Monday, July 03, 2023

a cool airbnb on stilts

when we went over for the half ironman, husband wanted to stay nearby, since he had to be up early for the race. i found a super cute airbnb in hørsholm. i'm a sucker for a treehouse-like structure, so i snapped it up.

it was so cute and cozy. there were two houses like this and then a bathroom and outdoor kitchen over by the house that both houses could use. there were guests in the second house, but we never saw them, so sharing the bathroom wasn't an issue. 


on the wall were magazine articles that had been published about the house when it was originally built. back in 2010, it was an annex for a teenage son and an architect's workshop. i suppose it was converted to an airbnb, when the son grew up. it was so cute and just perfect for a good night's sleep before husband's race. i was inspired to come home and have husband build a couple of small houses in the back yard. 

Sunday, July 02, 2023

husband is a (half) ironman


last weekend, husband did the half ironman in helsingør. a half ironman is 1.2 miles (1.9k) swimming, 56 miles (90.1k) cycling and 13.1 miles (21.1k) running. he did it in 5:42:57, which was more than 15 minutes faster than his goal. it would have been about 5 minutes faster, but his bike shoe broke during the first transition and he spent a bit too much time trying to fix it. he ended up biking with a broken shoe, but still averaged more than 33km/hour.


i didn't manage to catch him on the bike, so no picture of that part. we were super lucky with the weather - sunny, but not too hot, though husband did say that about halfway through the run, he did think he might get heat stroke. of course, it was a bit warmer for him out there than for me, sitting in the shade under my sun hat.


he ran it with daughter karoline, who did a full ironman in 2021. this was her fourth half! and she had a baby last september! they are truly heroic! husband is aiming at the full ironman next year and will do a half marathon in the autumn. he did say after the race that he might do another half next year and then wait to do the ironman in 2025.

the june garden (and a little bit of july)

june 4

june 6

june 9

june 11

june 20

june 24

july 2

what a long way it's come in just one month! lots of sunshine and some recent rain has made everything take off. i think in next sunday's shot, the sunflowers (which i should have thinned) will obscure the bench. 

Saturday, July 01, 2023

part 5 :: long weekend in berlin :: east vs. west


these small smooth stones and bricks look like they could have been collected by me. i have a very similar stash at my house - bits of brick that have been in the water, a stone that resembles a bird, smooth stones, a general impulse to collect. so much i can relate to and find in various baskets and on shelves in my own home. 

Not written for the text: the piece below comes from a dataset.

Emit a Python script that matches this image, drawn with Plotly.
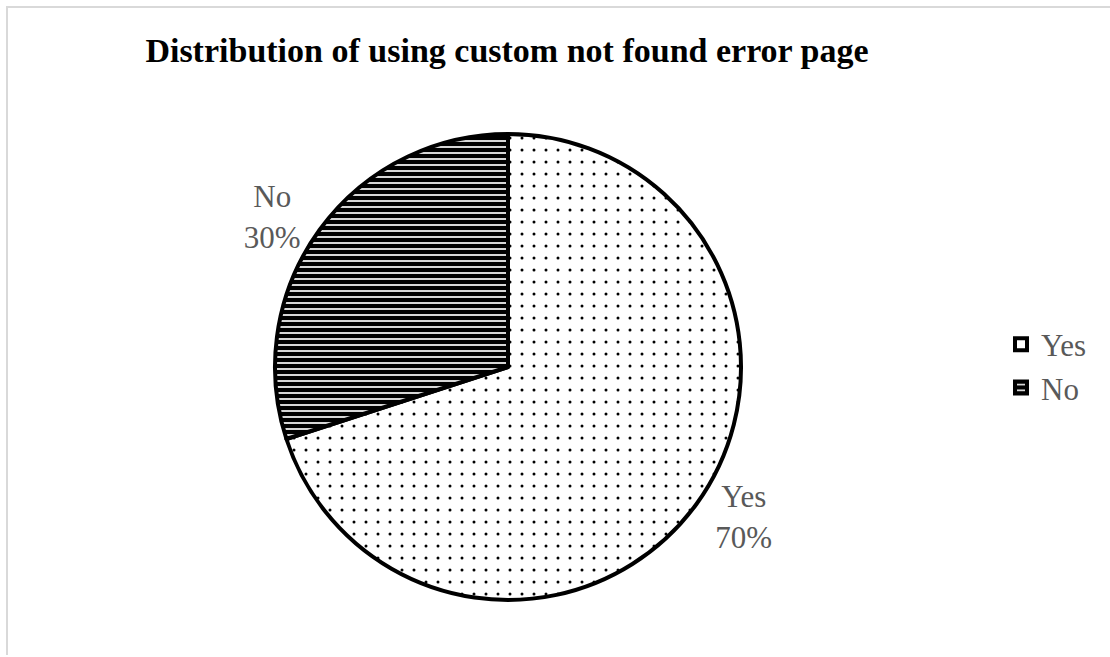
import plotly.graph_objects as go

# Survey answers and their shares (percent)
categories = ["Yes", "No"]
shares = [70, 30]
title_text = "Distribution of using custom not found error page"

W, H = 1110, 657

fig = go.Figure(
    go.Pie(
        labels=categories,
        values=shares,
        sort=False,
        direction="clockwise",
        rotation=0,
        texttemplate="%{label}<br>%{percent:.0%}",
        textposition="outside",
        textfont=dict(family="Liberation Serif", size=31, color="#595959"),
        marker=dict(
            colors=["white", "black"],
            line=dict(color="black", width=4),
            pattern=dict(
                shape=[".", "-"],
                fgcolor=["black", "white"],
                bgcolor=["white", "black"],
                size=[12, 6],
                solidity=[0.05, 0.28],
            ),
        ),
        domain=dict(x=[275 / W, 741 / W], y=[1 - 600 / H, 1 - 134 / H]),
        hoverinfo="label+percent",
    )
)

# Light frame around the chart area (top and left edges)
fig.add_shape(
    type="path",
    path=f"M {7 / W} {1 - 655 / H} L {7 / W} {1 - 7 / H} L 1 {1 - 7 / H}",
    xref="paper",
    yref="paper",
    line=dict(color="#d9d9d9", width=2),
)

fig.update_layout(
    width=W,
    height=H,
    margin=dict(l=0, r=0, t=0, b=0),
    paper_bgcolor="white",
    plot_bgcolor="white",
    title=dict(
        text=f"<b>{title_text}</b>",
        font=dict(family="Liberation Serif", size=34, color="black"),
        x=507 / W,
        xanchor="center",
        y=1 - 50 / H,
        yanchor="middle",
    ),
    legend=dict(
        x=1001 / W,
        y=1 - 366 / H,
        xanchor="left",
        yanchor="middle",
        font=dict(family="Liberation Serif", size=31, color="#595959"),
        itemwidth=30,
        tracegroupgap=0,
    ),
)

fig.write_html("out.html")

we had a lot of interesting conversations over the weekend. i learned so much. and in some ways, it was a blessing that there was a language barrier. if i'd have been able to converse on equal footing, i wouldn't have had to listen as much as i did. it was good for me. and i was exposed to some very different opinions than my own. i think in these times when people are very polemicized, it's too easy for us to shut off and not listen to someone whose opinions are different from our own. i'll admit to having done so myself. but not being able to jump in with my own opinions made me do more listening and less formulating my own answer in my head instead of listening.

it was eye-opening. today, 34 years after the fall of the wall, this family still regrets it. they miss the society they had in east germany. they were important artists with meaningful work and a beautiful home. they traveled all over the eastern bloc, practicing their craft, participating in exhibitions and meeting other artists. and when the wall fell, it all went away (except the house, they do seem to have kept the house). and they do seem to have still been able to live from their art. but a big part of the prestige crumbled with the wall. and they had a lot of regrets.

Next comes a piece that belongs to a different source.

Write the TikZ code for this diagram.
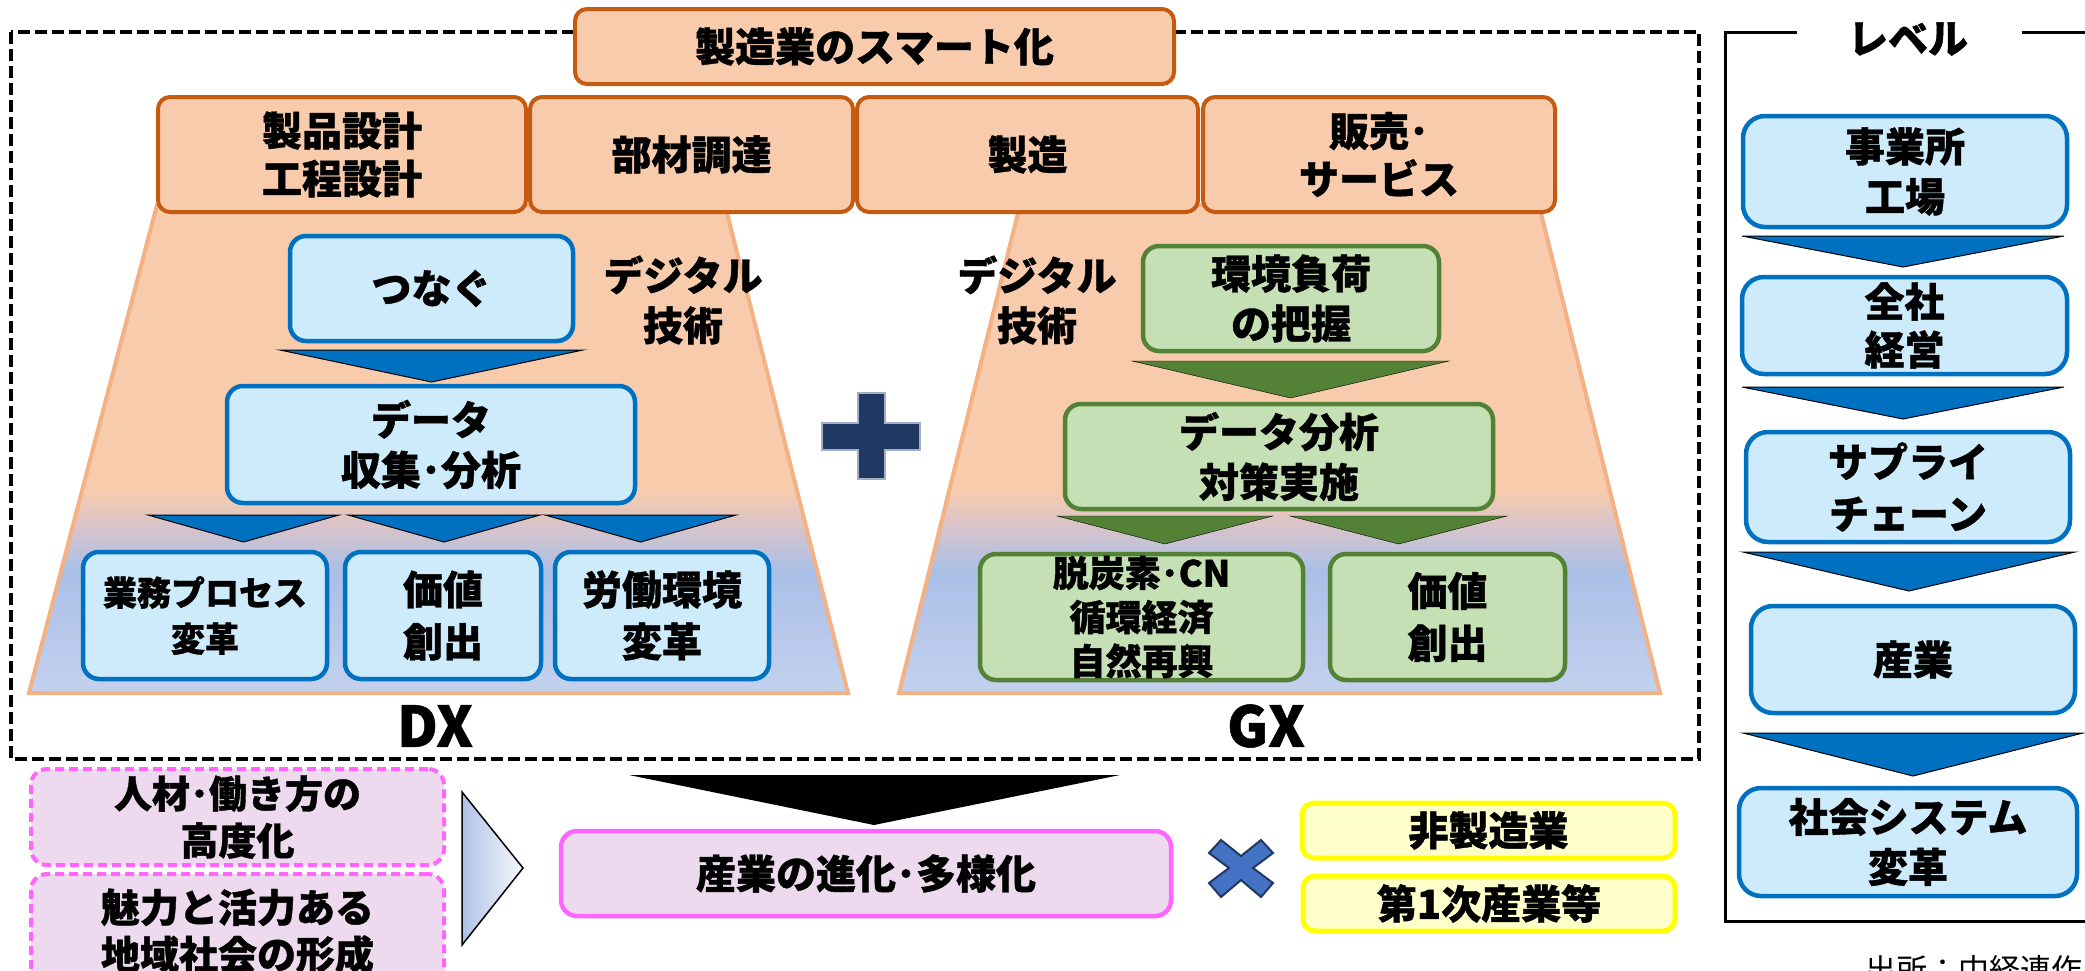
\documentclass[tikz,border=0pt]{standalone}
\usepackage{fontspec}
\newfontfamily\jp{Noto Sans CJK JP}[BoldFeatures={FakeBold=1}]
\newcommand\jpb{\jp\bfseries}
\definecolor{peach}{HTML}{F8CBAD}
\definecolor{orgB}{HTML}{C55A11}
\definecolor{trapB}{HTML}{F4B183}
\definecolor{lblue}{HTML}{CDEBFB}
\definecolor{blueB}{HTML}{0070C0}
\definecolor{lgreen}{HTML}{C5E0B4}
\definecolor{greenB}{HTML}{538135}
\definecolor{gradmid}{HTML}{D9C4C9}
\definecolor{gradblue}{HTML}{AABFE6}
\definecolor{gradlow}{HTML}{C3D1EE}
\definecolor{pinkF}{HTML}{EDDAEE}
\definecolor{pinkB}{HTML}{FF66FF}
\definecolor{yelF}{HTML}{FFFFCC}
\definecolor{yelB}{HTML}{FFFF00}
\definecolor{navy}{HTML}{203864}
\definecolor{xblue}{HTML}{4472C4}
\definecolor{arrL}{HTML}{AFC2E6}
\pgfdeclareverticalshading{trapshade}{100bp}{color(0bp)=(gradlow); color(25bp)=(gradlow); color(37.6bp)=(gradblue); color(42.2bp)=(gradmid); color(45.8bp)=(peach); color(100bp)=(peach)}
\newcommand\dtri[5]{\filldraw[#1] (#2,#4) -- (#3,#4) -- ({(#2+#3)/2},#5) -- cycle;}
\tikzset{
  txt/.style={font=\jpb\fontsize{40}{50}\selectfont, align=center, inner sep=0pt},
  proc/.style={txt, draw=orgB, fill=peach, line width=4, rounded corners=12, font=\jpb\fontsize{40}{48}\selectfont},
  bbox/.style={txt, draw=blueB, fill=lblue, line width=4.5, rounded corners=16},
  lbox/.style={txt, draw=blueB, fill=lblue, line width=4.5, rounded corners=22},
  gbox/.style={txt, draw=greenB, fill=lgreen, line width=4.5, rounded corners=16},
  pinkd/.style={txt, draw=pinkB, fill=pinkF, line width=4, rounded corners=16, dash pattern=on 9pt off 5pt, font=\jpb\fontsize{38}{47}\selectfont},
  pinks/.style={txt, draw=pinkB, fill=pinkF, line width=4.5, rounded corners=16},
  ybox/.style={txt, draw=yelB, fill=yelF, line width=5, rounded corners=12},
  btri/.style={fill=blueB, draw=black, line width=1},
  gtri/.style={fill=greenB},
  label/.style={font=\jpb\fontsize{56}{60}\selectfont, inner sep=0pt}
}
\begin{document}
\begin{tikzpicture}[x=1pt,y=-1pt]
\useasboundingbox (0,0) rectangle (2085,970);
\fill[white] (0,0) rectangle (2085,970);
% dashed frame
\draw[line width=3.8, dash pattern=on 12pt off 5pt] (11,32) rectangle (1699,759);
% trapezoids
\shadedraw[shading=trapshade, draw=trapB, line width=4] (157,205) -- (725,205) -- (848,693) -- (29,693) -- cycle;
\shadedraw[shading=trapshade, draw=trapB, line width=4] (1020,205) -- (1539,205) -- (1660,693) -- (899,693) -- cycle;
% process boxes
\node[proc, minimum width=368, minimum height=115] (p1) at (342,154.5) {製品設計\\工程設計};
\node[proc, minimum width=323, minimum height=115] (p2) at (691.5,154.5) {部材調達};
\node[proc, minimum width=341, minimum height=115] (p3) at (1027.5,154.5) {製造};
\node[proc, minimum width=352, minimum height=115] (p4) at (1379,154.5) {販売･\\サービス};
\node[proc, minimum width=599, minimum height=75] (top) at (874.5,46.5) {製造業のスマート化};
% DX
\node[bbox, minimum width=283, minimum height=105] (tsunagu) at (431.5,288.5) {つなぐ};
\dtri{btri}{280}{583}{350}{382}
\node[bbox, minimum width=408, minimum height=117] (dxdata) at (431,444.5) {データ\\収集･分析};
\dtri{btri}{148}{339}{515}{542}
\dtri{btri}{348}{540}{515}{542}
\dtri{btri}{545}{736}{515}{542}
\node[bbox, minimum width=244, minimum height=127, font=\jpb\fontsize{34}{46}\selectfont] (dx1) at (205,615.5) {業務プロセス\\変革};
\node[bbox, minimum width=196, minimum height=127, font=\jpb\fontsize{40}{52}\selectfont] (dx2) at (443,615.5) {価値\\創出};
\node[bbox, minimum width=214, minimum height=127, font=\jpb\fontsize{40}{52}\selectfont] (dx3) at (662,615.5) {労働環境\\変革};
\node[txt] (dxdig) at (683,300) {デジタル\\技術};
\node[label] (dxl) at (435,726) {DX};
% plus
\filldraw[fill=navy, draw=navy!40!white, line width=1.5] (858,393) -- (885,393) -- (885,423) -- (920,423) -- (920,450) -- (885,450) -- (885,479) -- (858,479) -- (858,450) -- (822,450) -- (822,423) -- (858,423) -- cycle;
% GX
\node[gbox, minimum width=296, minimum height=105] (kankyo) at (1291,298.5) {環境負荷\\の把握};
\dtri{gtri}{1132}{1449}{361}{398}
\node[gbox, minimum width=428, minimum height=105] (gxdata) at (1279,456.5) {データ分析\\対策実施};
\dtri{gtri}{1057}{1273}{516}{544}
\dtri{gtri}{1290}{1507}{516}{544}
\node[gbox, minimum width=323, minimum height=126, font=\jpb\fontsize{36}{44}\selectfont] (gx1) at (1141.5,617) {脱炭素･CN\\循環経済\\自然再興};
\node[gbox, minimum width=235, minimum height=126, font=\jpb\fontsize{40}{52}\selectfont] (gx2) at (1447.5,617) {価値\\創出};
\node[txt] (gxdig) at (1037,300) {デジタル\\技術};
\node[label] (gxl) at (1266,726) {GX};
% level panel
\draw[line width=3] (1797,32) -- (1725,32) -- (1725,921) -- (2090,921);
\draw[line width=3] (2022,32) -- (2090,32);
\node[txt] (lvl) at (1908,39) {レベル};
\node[lbox, minimum width=324, minimum height=111] (l1) at (1905,171.5) {事業所\\工場};
\dtri{btri}{1742}{2064}{236}{267}
\node[lbox, minimum width=325, minimum height=97, font=\jpb\fontsize{40}{48}\selectfont] (l2) at (1904.5,325.5) {全社\\経営};
\dtri{btri}{1742}{2064}{387}{419}
\node[lbox, minimum width=324, minimum height=110, font=\jpb\fontsize{40}{52}\selectfont] (l3) at (1908,487) {サプライ\\チェーン};
\dtri{btri}{1743}{2075}{552}{591}
\node[lbox, minimum width=324, minimum height=107] (l4) at (1913,659.5) {産業};
\dtri{btri}{1743}{2083}{733}{776}
\node[lbox, minimum width=338, minimum height=108] (l5) at (1908,842) {社会システム\\変革};
\node[font=\jp\fontsize{31}{36}\selectfont, anchor=base west, inner sep=0pt] (src) at (1865,981) {出所：中経連作};
% bottom row
\node[pinkd, minimum width=413, minimum height=96] (pk1) at (237.5,817) {人材･働き方の\\高度化};
\node[pinkd, minimum width=413, minimum height=114, font=\jpb\fontsize{39}{47}\selectfont] (pk2) at (237.5,931) {魅力と活力ある\\地域社会の形成};
\shadedraw[left color=arrL, right color=white!90!arrL, draw=black, line width=1.5] (462,792) -- (523,868) -- (462,945) -- cycle;
\fill[black] (629,775) -- (1120,775) -- (874,825) -- cycle;
\node[pinks, minimum width=610, minimum height=85] (evo) at (866,873.5) {産業の進化･多様化};
\filldraw[fill=xblue, draw=navy, line width=2] (1221,840) -- (1241,856) -- (1261,840) -- (1273,853) -- (1253,868) -- (1273,883) -- (1261,897) -- (1241,880) -- (1221,897) -- (1209,883) -- (1229,868) -- (1209,853) -- cycle;
\node[ybox, minimum width=373, minimum height=55] (y1) at (1488.5,830.5) {非製造業};
\node[ybox, minimum width=372, minimum height=55] (y2) at (1489,903.5) {第1次産業等};
\end{tikzpicture}
\end{document}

it seemed to make them especially susceptible to conspiracy theories and it also weirdly made them love putin and hate america. they were very much on the russian side of the war in ukraine and very resentful of the ukrainians who had flooded into germany. they completely saw ukraine as russia and understood that putin wanted to bring it back into the fold. they blamed the entire thing on biden and nato.

and maybe there are some grains of truth in that. letting ukraine think they could be part of nato was a provocative act. it's one thing with the baltics, but quite another with ukraine. 

and listening to them, still fully in thrall of the propaganda they had been brought up in, i realized that i too am in thrall to the propaganda i was raised in. and even though i've been resisting it for years - i did after all study russian due to a deep and abiding loathing of ronald reagan - i am still stepped in it myself. 

and perhaps the truth is somewhere in between. 

maybe what we all want is for our foundation to stay the same. it's hard if your country disappears and is absorbed into another country over night, or if it's falling apart before your eyes due to craven, power-hungry politicians driven by financial interests who wouldn't know the truth if it hit them over the head. or a supreme court hell bent on taking it back to the stone ages. it does something to you and your picture of yourself. 

i know trump being elected shook my foundations (and my back teeth). so it's no wonder they still have regrets that the only country they ever really knew was on the losing side in a battle that wasn't entirely theirs to win or lose. 

and while i do not agree with them that putin is right, it did me good to have to be quiet and just listen.

and to look around their beautiful home, at their beautiful collections of things and realize that we actually have a lot in common. 

people are such complex creatures. we can hold so many contradictions at the same time - praising putin's war while being a gracious host. hating america, yet welcoming one american warmly into your home. there's so much more to us than we let ourselves see these days.